= GOAL =
Exactly repeat the full listing that follows.

= SUPPLIED INFORMATION =

<<<<

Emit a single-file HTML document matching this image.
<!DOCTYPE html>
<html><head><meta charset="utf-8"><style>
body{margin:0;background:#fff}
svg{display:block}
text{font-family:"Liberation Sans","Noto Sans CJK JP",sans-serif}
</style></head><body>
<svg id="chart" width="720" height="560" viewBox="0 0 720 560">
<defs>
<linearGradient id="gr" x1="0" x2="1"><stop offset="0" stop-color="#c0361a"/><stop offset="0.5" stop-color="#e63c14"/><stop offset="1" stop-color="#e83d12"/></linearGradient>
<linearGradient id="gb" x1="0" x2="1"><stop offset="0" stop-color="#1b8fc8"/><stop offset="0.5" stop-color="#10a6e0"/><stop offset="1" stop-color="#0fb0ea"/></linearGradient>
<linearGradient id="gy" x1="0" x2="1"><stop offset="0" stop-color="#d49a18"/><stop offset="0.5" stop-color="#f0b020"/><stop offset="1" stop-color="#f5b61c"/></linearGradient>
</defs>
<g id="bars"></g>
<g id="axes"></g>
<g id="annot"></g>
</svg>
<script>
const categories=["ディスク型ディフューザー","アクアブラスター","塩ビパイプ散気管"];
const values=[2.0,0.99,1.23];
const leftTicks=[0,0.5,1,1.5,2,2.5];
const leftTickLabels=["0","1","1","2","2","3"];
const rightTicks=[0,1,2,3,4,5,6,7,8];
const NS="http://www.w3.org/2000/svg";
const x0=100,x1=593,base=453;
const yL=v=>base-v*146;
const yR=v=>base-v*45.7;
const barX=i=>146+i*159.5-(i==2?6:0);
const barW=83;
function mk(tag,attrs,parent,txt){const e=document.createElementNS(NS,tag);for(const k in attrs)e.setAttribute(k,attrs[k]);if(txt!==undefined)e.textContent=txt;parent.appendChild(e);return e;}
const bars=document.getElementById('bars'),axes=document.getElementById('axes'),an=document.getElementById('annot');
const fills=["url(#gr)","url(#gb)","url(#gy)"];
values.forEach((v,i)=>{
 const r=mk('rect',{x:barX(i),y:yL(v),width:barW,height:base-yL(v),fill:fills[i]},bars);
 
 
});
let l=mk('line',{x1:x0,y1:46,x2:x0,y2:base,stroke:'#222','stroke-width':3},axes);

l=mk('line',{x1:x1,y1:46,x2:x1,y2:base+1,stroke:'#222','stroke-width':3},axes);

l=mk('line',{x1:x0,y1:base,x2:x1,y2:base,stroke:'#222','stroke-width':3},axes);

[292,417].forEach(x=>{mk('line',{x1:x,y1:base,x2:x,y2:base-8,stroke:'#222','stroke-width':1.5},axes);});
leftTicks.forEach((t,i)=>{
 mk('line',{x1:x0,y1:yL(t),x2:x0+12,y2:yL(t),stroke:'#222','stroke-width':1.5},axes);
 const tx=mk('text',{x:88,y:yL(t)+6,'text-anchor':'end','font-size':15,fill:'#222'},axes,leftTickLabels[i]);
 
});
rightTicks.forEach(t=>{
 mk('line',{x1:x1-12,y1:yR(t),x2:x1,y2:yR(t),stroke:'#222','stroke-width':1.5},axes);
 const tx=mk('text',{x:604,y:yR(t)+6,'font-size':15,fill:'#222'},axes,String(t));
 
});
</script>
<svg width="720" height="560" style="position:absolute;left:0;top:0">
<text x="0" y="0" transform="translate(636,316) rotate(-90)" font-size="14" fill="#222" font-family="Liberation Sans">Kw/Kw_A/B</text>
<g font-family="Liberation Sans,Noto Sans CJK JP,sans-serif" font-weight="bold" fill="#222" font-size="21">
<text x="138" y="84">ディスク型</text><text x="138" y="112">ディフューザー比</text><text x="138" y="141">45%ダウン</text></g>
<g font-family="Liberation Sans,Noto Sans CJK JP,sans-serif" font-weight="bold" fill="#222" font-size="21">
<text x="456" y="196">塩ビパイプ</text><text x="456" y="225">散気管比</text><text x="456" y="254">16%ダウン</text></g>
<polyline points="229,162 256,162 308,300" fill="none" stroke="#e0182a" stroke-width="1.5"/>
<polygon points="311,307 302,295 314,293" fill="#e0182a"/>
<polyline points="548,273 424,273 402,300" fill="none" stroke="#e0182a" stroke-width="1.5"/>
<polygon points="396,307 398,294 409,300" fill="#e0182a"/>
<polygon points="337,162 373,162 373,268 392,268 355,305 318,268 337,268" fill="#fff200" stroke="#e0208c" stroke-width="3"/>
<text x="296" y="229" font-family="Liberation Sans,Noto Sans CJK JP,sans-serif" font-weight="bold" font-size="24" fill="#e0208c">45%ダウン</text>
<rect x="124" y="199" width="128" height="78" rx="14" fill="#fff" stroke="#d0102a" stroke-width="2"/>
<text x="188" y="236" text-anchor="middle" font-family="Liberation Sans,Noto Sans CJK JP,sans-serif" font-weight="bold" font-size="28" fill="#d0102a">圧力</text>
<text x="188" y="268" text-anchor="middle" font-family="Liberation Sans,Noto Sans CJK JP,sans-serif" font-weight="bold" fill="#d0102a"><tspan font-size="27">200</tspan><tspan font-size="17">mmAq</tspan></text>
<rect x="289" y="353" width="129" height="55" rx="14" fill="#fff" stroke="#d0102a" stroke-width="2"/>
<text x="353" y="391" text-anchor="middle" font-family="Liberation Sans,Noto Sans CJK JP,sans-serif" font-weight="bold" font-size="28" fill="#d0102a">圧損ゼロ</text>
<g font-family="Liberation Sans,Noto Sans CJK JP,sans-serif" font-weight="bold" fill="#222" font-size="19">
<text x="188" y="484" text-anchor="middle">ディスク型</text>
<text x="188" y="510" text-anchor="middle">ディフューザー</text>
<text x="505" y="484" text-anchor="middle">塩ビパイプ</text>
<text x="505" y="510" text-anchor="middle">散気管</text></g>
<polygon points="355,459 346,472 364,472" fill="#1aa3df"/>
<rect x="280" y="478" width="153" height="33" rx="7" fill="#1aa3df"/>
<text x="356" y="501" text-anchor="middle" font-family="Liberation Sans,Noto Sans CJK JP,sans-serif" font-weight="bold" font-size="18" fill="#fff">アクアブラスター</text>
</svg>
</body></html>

>>>>

= TASK OUTPUT =
Emit a single-file HTML document matching this image.
<!DOCTYPE html>
<html><head><meta charset="utf-8"><style>
body{margin:0;background:#fff}
svg{display:block}
text{font-family:"Liberation Sans","Noto Sans CJK JP",sans-serif}
</style></head><body>
<svg id="chart" width="720" height="560" viewBox="0 0 720 560">
<defs>
<linearGradient id="gr" x1="0" x2="1"><stop offset="0" stop-color="#c0361a"/><stop offset="0.5" stop-color="#e63c14"/><stop offset="1" stop-color="#e83d12"/></linearGradient>
<linearGradient id="gb" x1="0" x2="1"><stop offset="0" stop-color="#1b8fc8"/><stop offset="0.5" stop-color="#10a6e0"/><stop offset="1" stop-color="#0fb0ea"/></linearGradient>
<linearGradient id="gy" x1="0" x2="1"><stop offset="0" stop-color="#d49a18"/><stop offset="0.5" stop-color="#f0b020"/><stop offset="1" stop-color="#f5b61c"/></linearGradient>
</defs>
<g id="bars"></g>
<g id="axes"></g>
<g id="annot"></g>
</svg>
<script>
const categories=["ディスク型ディフューザー","アクアブラスター","塩ビパイプ散気管"];
const values=[2.0,0.99,1.23];
const leftTicks=[0,0.5,1,1.5,2,2.5];
const leftTickLabels=["0","1","1","2","2","3"];
const rightTicks=[0,1,2,3,4,5,6,7,8];
const NS="http://www.w3.org/2000/svg";
const x0=100,x1=593,base=453;
const yL=v=>base-v*146;
const yR=v=>base-v*45.7;
const barX=i=>146+i*159.5-(i==2?6:0);
const barW=83;
function mk(tag,attrs,parent,txt){const e=document.createElementNS(NS,tag);for(const k in attrs)e.setAttribute(k,attrs[k]);if(txt!==undefined)e.textContent=txt;parent.appendChild(e);return e;}
const bars=document.getElementById('bars'),axes=document.getElementById('axes'),an=document.getElementById('annot');
const fills=["url(#gr)","url(#gb)","url(#gy)"];
values.forEach((v,i)=>{
 const r=mk('rect',{x:barX(i),y:yL(v),width:barW,height:base-yL(v),fill:fills[i]},bars);
 
 
});
let l=mk('line',{x1:x0,y1:46,x2:x0,y2:base,stroke:'#222','stroke-width':3},axes);

l=mk('line',{x1:x1,y1:46,x2:x1,y2:base+1,stroke:'#222','stroke-width':3},axes);

l=mk('line',{x1:x0,y1:base,x2:x1,y2:base,stroke:'#222','stroke-width':3},axes);

[292,417].forEach(x=>{mk('line',{x1:x,y1:base,x2:x,y2:base-8,stroke:'#222','stroke-width':1.5},axes);});
leftTicks.forEach((t,i)=>{
 mk('line',{x1:x0,y1:yL(t),x2:x0+12,y2:yL(t),stroke:'#222','stroke-width':1.5},axes);
 const tx=mk('text',{x:88,y:yL(t)+6,'text-anchor':'end','font-size':15,fill:'#222'},axes,leftTickLabels[i]);
 
});
rightTicks.forEach(t=>{
 mk('line',{x1:x1-12,y1:yR(t),x2:x1,y2:yR(t),stroke:'#222','stroke-width':1.5},axes);
 const tx=mk('text',{x:604,y:yR(t)+6,'font-size':15,fill:'#222'},axes,String(t));
 
});
</script>
<svg width="720" height="560" style="position:absolute;left:0;top:0">
<text x="0" y="0" transform="translate(636,316) rotate(-90)" font-size="14" fill="#222" font-family="Liberation Sans">Kw/Kw_A/B</text>
<g font-family="Liberation Sans,Noto Sans CJK JP,sans-serif" font-weight="bold" fill="#222" font-size="21">
<text x="138" y="84">ディスク型</text><text x="138" y="112">ディフューザー比</text><text x="138" y="141">45%ダウン</text></g>
<g font-family="Liberation Sans,Noto Sans CJK JP,sans-serif" font-weight="bold" fill="#222" font-size="21">
<text x="456" y="196">塩ビパイプ</text><text x="456" y="225">散気管比</text><text x="456" y="254">16%ダウン</text></g>
<polyline points="229,162 256,162 308,300" fill="none" stroke="#e0182a" stroke-width="1.5"/>
<polygon points="311,307 302,295 314,293" fill="#e0182a"/>
<polyline points="548,273 424,273 402,300" fill="none" stroke="#e0182a" stroke-width="1.5"/>
<polygon points="396,307 398,294 409,300" fill="#e0182a"/>
<polygon points="337,162 373,162 373,268 392,268 355,305 318,268 337,268" fill="#fff200" stroke="#e0208c" stroke-width="3"/>
<text x="296" y="229" font-family="Liberation Sans,Noto Sans CJK JP,sans-serif" font-weight="bold" font-size="24" fill="#e0208c">45%ダウン</text>
<rect x="124" y="199" width="128" height="78" rx="14" fill="#fff" stroke="#d0102a" stroke-width="2"/>
<text x="188" y="236" text-anchor="middle" font-family="Liberation Sans,Noto Sans CJK JP,sans-serif" font-weight="bold" font-size="28" fill="#d0102a">圧力</text>
<text x="188" y="268" text-anchor="middle" font-family="Liberation Sans,Noto Sans CJK JP,sans-serif" font-weight="bold" fill="#d0102a"><tspan font-size="27">200</tspan><tspan font-size="17">mmAq</tspan></text>
<rect x="289" y="353" width="129" height="55" rx="14" fill="#fff" stroke="#d0102a" stroke-width="2"/>
<text x="353" y="391" text-anchor="middle" font-family="Liberation Sans,Noto Sans CJK JP,sans-serif" font-weight="bold" font-size="28" fill="#d0102a">圧損ゼロ</text>
<g font-family="Liberation Sans,Noto Sans CJK JP,sans-serif" font-weight="bold" fill="#222" font-size="19">
<text x="188" y="484" text-anchor="middle">ディスク型</text>
<text x="188" y="510" text-anchor="middle">ディフューザー</text>
<text x="505" y="484" text-anchor="middle">塩ビパイプ</text>
<text x="505" y="510" text-anchor="middle">散気管</text></g>
<polygon points="355,459 346,472 364,472" fill="#1aa3df"/>
<rect x="280" y="478" width="153" height="33" rx="7" fill="#1aa3df"/>
<text x="356" y="501" text-anchor="middle" font-family="Liberation Sans,Noto Sans CJK JP,sans-serif" font-weight="bold" font-size="18" fill="#fff">アクアブラスター</text>
</svg>
</body></html>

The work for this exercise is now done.